4) Dans tout bon polar, tout lecteur cherche le mobile. Quel est donc le mobile de cette utilisation de méthodes déjà utilisées contre le mouvement ouvrier renaissant dans les années 1880 à 1905, contre socialistes et communistes puis contre les mouvements contestataires des années 68 ?

Voici la réponse justifiée du père de Julien Coupat : "Depuis le 11 septembre 2001, on a affaire au marketing de la peur. C’est un mode de gestion politique. Et si, autour de la jeunesse de banlieue, a été dressé une sorte de « cordon sanitaire », là, à travers les jeunes de Tarnac, le pouvoir vise essentiellement les jeunes politisés issus de la classe moyenne, celle qui est en train de s’en prendre plein la gueule en ce moment. La classe politique sait qu’en janvier et en février, ça va péter. Parce qu’on ne peut pas accepter 150 000 chômeurs en plus et, dans le même temps, des milliards pour sauver les banques, ni des suppressions de postes dans l’éducation nationale alors que cela fait deux générations que l’école est en panne. Il va donc y avoir des manifestations dans lesquelles on trouve cette jeunesse issue des classes moyennes, qui commence à remuer parce que, ayant fait quelques études, elle sait qu’on est en train de l’envoyer dans le mur, qu’on est en train de mettre en place une société inacceptable pour elle.
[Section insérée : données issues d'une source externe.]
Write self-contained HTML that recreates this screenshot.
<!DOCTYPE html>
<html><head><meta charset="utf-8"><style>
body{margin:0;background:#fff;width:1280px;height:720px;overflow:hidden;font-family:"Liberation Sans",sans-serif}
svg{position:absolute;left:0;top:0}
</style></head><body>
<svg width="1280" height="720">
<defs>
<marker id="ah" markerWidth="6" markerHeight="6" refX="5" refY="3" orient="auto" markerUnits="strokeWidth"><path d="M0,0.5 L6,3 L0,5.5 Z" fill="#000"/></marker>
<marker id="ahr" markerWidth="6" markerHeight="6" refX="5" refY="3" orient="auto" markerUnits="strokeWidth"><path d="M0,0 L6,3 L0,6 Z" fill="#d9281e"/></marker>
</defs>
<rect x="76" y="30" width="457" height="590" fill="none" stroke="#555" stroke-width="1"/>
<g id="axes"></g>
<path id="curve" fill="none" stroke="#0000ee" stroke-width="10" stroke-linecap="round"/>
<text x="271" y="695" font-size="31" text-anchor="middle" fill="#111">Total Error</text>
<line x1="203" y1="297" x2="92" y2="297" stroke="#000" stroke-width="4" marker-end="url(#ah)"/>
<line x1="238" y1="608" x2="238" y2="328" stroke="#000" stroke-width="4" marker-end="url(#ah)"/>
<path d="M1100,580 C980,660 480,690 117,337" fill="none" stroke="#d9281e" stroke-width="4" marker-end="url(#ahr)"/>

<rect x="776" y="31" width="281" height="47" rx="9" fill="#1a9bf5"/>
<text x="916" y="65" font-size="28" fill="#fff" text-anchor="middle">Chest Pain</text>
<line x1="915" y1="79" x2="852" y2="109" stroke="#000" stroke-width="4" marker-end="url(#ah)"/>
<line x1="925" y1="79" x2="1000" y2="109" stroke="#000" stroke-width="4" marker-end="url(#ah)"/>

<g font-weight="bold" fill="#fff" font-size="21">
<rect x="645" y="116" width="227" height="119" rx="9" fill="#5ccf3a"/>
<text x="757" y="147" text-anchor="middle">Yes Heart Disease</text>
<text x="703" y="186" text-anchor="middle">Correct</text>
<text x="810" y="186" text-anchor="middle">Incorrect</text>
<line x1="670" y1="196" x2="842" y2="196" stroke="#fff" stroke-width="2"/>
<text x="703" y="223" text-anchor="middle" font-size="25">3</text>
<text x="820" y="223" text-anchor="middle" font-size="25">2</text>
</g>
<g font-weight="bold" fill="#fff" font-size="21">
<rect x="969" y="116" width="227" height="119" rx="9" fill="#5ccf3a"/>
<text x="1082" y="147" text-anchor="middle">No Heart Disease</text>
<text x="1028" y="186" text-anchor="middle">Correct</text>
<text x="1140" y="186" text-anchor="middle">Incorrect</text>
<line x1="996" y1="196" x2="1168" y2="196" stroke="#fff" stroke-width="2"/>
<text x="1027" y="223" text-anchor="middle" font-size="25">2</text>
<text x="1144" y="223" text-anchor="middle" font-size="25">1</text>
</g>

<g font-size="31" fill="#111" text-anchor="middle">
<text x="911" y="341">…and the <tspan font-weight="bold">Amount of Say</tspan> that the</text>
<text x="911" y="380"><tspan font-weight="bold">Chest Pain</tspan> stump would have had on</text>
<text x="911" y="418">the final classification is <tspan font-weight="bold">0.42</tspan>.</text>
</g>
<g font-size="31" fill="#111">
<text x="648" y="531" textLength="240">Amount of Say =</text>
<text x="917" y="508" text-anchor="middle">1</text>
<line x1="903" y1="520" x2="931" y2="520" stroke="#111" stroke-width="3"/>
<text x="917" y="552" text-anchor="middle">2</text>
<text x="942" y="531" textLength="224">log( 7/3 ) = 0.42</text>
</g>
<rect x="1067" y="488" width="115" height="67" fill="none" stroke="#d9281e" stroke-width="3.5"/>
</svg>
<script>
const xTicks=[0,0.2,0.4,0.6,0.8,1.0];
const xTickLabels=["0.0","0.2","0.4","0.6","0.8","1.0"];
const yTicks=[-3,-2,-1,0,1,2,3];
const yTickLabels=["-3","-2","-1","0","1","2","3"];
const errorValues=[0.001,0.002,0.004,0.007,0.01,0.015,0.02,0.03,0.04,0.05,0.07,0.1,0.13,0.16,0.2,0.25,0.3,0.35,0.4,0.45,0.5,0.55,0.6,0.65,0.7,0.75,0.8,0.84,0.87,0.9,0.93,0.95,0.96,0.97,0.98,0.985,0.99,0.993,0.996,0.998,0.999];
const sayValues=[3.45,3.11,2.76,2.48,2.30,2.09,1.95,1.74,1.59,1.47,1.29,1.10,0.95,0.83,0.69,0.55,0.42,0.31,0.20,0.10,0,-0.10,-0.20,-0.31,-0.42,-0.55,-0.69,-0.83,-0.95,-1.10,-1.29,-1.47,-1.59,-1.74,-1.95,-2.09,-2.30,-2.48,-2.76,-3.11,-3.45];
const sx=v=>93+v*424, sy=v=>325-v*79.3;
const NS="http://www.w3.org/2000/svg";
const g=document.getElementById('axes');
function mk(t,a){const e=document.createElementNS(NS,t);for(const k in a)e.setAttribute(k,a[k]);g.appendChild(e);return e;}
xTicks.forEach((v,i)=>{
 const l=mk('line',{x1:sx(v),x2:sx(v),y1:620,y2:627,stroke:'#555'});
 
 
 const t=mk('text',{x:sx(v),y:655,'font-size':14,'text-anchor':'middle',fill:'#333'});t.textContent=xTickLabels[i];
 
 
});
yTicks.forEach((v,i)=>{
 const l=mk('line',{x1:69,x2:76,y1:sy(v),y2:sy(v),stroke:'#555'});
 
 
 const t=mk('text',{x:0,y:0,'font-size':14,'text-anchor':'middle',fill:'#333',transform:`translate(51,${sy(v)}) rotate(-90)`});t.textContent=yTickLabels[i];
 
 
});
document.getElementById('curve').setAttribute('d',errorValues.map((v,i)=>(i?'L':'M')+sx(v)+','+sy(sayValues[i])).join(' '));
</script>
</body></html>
Comme le pouvoir ne veut surtout pas que cette jeunesse puisse être l’élément déclencheur d’une révolte, il la met en taule."
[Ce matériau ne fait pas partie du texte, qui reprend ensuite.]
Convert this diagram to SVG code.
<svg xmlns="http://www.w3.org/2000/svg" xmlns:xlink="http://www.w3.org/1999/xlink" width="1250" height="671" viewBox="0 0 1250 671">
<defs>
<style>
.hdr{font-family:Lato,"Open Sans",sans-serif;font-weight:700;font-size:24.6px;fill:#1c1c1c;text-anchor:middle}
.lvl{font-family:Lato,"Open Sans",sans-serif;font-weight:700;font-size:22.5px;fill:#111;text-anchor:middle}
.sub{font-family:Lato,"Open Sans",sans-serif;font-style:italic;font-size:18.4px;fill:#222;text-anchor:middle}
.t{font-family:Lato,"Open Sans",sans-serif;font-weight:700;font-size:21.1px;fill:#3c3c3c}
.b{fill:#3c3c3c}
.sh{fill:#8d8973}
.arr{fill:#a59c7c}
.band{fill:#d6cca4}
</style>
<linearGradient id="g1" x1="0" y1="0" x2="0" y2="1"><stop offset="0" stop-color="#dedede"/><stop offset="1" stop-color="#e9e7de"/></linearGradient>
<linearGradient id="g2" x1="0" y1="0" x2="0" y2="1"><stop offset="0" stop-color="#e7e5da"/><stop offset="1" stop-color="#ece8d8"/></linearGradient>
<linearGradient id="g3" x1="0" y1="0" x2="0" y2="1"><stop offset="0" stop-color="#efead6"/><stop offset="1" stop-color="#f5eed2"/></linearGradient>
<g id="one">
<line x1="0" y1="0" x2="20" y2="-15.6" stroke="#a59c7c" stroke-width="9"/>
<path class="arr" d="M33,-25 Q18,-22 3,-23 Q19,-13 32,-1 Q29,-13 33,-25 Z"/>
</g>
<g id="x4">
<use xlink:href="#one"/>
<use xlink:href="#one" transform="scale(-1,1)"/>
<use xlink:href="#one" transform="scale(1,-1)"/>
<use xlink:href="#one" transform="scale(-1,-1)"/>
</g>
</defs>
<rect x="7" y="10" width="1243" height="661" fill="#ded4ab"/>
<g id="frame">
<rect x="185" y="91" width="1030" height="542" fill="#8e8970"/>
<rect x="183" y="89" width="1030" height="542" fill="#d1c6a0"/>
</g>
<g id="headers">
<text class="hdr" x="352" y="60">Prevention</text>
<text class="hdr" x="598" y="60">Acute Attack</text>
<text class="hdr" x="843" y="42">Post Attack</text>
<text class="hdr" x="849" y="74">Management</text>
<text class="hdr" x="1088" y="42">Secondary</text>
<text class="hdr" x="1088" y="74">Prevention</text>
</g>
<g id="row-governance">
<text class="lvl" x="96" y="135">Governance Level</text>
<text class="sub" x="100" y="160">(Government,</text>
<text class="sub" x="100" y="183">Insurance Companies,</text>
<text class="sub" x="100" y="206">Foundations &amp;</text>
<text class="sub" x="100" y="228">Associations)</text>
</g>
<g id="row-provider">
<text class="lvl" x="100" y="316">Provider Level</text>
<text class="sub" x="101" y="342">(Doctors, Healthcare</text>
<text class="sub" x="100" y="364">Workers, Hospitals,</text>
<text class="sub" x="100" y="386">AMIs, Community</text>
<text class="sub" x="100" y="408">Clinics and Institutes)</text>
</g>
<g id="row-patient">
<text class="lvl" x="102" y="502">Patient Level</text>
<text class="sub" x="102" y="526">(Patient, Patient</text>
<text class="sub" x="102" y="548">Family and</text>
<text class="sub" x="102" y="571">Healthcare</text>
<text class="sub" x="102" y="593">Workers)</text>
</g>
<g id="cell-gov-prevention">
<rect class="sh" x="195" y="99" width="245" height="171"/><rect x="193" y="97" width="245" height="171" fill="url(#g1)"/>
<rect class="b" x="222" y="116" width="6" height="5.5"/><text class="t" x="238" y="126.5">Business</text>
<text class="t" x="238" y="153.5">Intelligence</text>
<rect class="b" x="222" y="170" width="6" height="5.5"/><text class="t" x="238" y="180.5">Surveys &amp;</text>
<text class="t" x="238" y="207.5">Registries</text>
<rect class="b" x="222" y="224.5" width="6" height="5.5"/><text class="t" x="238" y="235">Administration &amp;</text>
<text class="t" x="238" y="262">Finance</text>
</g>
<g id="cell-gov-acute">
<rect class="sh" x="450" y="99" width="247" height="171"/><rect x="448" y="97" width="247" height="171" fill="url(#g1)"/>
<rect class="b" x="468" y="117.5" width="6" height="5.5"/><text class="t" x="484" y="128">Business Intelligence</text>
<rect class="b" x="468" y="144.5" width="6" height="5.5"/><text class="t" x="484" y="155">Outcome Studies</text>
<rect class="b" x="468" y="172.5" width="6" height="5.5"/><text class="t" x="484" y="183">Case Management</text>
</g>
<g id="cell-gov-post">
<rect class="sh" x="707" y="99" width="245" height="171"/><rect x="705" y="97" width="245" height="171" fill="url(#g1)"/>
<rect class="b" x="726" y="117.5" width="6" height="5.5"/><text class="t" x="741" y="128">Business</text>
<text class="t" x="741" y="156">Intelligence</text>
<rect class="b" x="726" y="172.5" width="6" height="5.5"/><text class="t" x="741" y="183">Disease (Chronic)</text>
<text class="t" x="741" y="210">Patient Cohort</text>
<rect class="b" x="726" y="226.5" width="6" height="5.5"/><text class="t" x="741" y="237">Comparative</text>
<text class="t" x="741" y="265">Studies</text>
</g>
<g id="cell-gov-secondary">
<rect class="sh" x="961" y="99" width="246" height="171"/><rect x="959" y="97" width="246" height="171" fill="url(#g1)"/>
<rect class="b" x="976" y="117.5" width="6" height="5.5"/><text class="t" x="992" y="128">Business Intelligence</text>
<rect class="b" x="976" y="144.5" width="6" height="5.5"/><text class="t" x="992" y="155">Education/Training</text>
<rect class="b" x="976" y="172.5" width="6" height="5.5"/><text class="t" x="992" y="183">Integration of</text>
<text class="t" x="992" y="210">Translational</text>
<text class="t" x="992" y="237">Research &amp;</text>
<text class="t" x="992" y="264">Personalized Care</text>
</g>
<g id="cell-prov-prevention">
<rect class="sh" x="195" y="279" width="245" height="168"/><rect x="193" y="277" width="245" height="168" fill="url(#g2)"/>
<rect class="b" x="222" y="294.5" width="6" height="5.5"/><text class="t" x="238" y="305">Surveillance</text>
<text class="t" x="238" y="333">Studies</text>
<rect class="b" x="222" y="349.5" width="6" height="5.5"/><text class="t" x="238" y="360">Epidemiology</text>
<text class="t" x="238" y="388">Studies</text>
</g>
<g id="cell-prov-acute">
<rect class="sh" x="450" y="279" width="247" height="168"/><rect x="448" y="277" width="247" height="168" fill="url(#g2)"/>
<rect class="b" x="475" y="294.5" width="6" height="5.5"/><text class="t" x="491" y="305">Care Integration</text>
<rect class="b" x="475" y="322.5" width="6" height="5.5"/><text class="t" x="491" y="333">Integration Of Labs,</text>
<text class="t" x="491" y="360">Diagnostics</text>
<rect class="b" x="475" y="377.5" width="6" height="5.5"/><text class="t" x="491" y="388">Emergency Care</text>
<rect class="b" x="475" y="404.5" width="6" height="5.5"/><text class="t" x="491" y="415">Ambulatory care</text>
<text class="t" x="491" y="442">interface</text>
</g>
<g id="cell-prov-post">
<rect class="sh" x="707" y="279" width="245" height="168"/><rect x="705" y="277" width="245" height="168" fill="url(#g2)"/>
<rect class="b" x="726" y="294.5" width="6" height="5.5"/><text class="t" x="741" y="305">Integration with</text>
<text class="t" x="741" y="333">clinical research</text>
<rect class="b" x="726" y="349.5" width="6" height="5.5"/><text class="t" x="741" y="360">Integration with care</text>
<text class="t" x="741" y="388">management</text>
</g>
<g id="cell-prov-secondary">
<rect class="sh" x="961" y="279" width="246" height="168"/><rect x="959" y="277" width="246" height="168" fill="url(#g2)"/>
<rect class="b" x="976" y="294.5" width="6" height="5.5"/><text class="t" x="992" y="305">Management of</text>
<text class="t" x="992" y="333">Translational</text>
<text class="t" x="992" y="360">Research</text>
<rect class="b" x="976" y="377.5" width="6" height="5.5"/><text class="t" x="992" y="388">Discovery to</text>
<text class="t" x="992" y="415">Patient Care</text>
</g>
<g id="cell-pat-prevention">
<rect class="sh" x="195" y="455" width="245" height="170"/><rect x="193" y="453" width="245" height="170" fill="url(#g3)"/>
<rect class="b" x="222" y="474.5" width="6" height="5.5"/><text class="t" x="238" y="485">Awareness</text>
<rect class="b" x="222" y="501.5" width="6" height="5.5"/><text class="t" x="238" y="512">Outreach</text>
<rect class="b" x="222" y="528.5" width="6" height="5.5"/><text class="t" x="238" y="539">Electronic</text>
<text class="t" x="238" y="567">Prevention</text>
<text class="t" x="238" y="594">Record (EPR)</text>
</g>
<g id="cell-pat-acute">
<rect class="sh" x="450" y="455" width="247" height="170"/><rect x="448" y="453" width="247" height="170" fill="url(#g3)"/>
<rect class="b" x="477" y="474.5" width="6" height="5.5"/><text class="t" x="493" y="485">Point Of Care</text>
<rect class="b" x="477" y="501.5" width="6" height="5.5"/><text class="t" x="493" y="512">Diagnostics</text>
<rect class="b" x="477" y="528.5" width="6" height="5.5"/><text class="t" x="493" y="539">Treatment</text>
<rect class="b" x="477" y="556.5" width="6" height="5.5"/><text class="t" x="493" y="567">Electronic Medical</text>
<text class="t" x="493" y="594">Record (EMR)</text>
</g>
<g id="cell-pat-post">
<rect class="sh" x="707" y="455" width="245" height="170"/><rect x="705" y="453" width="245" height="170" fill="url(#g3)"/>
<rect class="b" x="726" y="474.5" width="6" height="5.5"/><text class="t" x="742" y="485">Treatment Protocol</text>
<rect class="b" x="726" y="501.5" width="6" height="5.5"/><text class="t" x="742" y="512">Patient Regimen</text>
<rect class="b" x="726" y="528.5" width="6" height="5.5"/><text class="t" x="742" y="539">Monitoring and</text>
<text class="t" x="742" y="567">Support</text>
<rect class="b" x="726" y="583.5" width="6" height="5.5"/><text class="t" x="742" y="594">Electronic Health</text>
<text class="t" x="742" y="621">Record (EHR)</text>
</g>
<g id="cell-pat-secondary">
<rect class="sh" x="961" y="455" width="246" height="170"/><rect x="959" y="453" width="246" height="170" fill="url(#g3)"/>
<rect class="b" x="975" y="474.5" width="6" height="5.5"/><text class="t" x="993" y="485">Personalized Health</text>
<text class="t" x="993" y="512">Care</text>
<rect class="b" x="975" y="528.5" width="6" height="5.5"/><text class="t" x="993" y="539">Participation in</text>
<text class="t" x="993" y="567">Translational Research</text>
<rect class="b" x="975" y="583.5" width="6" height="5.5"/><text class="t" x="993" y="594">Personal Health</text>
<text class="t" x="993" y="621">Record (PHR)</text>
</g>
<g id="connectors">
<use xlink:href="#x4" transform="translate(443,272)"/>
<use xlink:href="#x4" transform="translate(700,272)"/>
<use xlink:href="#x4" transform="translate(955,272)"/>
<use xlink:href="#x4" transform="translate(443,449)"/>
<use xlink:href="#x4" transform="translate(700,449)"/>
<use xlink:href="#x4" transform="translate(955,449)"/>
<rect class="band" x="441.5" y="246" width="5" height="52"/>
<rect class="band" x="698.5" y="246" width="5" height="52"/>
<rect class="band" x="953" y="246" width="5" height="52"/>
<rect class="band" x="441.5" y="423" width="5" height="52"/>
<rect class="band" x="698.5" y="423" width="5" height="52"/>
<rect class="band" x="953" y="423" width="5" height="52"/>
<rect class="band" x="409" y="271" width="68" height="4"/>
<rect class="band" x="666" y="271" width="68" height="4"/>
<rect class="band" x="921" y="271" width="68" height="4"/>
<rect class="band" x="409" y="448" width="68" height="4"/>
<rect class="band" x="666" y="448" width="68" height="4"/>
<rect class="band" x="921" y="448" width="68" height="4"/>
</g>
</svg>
J’ajouterais un élément. Vous vous rappelez probablement de la déclaration de l’inénarrable D. Rockefeller en 1991, à l’ouverture du Groupe de Bilderberg, parlant d’« un plan pour le monde » : « la souveraineté supranationale d’une élite intellectuelle et de banquiers internationaux est certainement préférable à l’autodétermination pratiquée dans les siècles passés. »

Cette souveraineté supranationale d’une élite intellectuelle et de banquiers internationaux a besoin aujourd’hui du renfort de méthodes policières pour se perpétuer.
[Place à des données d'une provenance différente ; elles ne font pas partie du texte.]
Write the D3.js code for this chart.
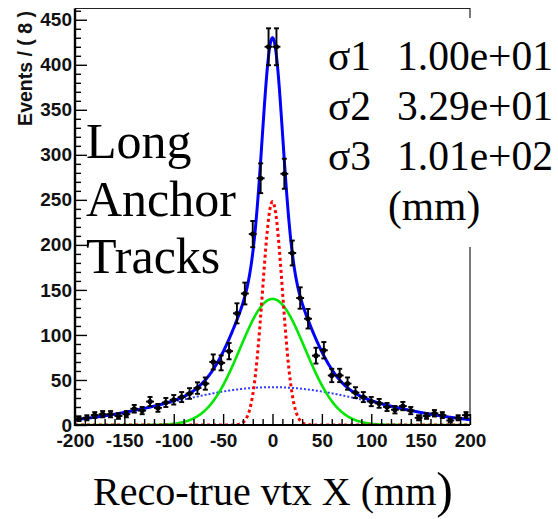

5) La souveraineté de l’élite aux Etats Unis

L’information suivante vous a peut-être échappé :

Le plan de soutien financier de l’Etat à l’industrie automobile prévoit un prêt de quelques milliards de dollars, à condition que les salariés acceptent qu’on diminue de moitié leur salaire et qu’on leur supprime un certain nombre de prestations sociales.

Il est vrai que ces salariés posent un problème au patronat américain : ils représentent depuis longtemps un bastion syndical dans ce pays où beaucoup d’entreprises sont des zones de non-droit.

6) Criminalisation des collectifs de défense des services publics

Durant ces fêtes de fin d’année, des défenseurs du service public SNCF dans le Lot, ont été arrêtés, menottés, placés en gardes à vue, cité à comparaître devant le tribunal correctionnel. Après une nouvelle convocation à la gendarmerie, des élus ont été placés en garde à vue, puis déférés au parquet où le procureur de la république leur a annoncé leur convocation au tribunal correctionnel de Cahors le 6 février prochain à 8 h 30.

Ne sous-estimons pas la gravité de cette criminalisation du mouvement social et des élus qui y participent.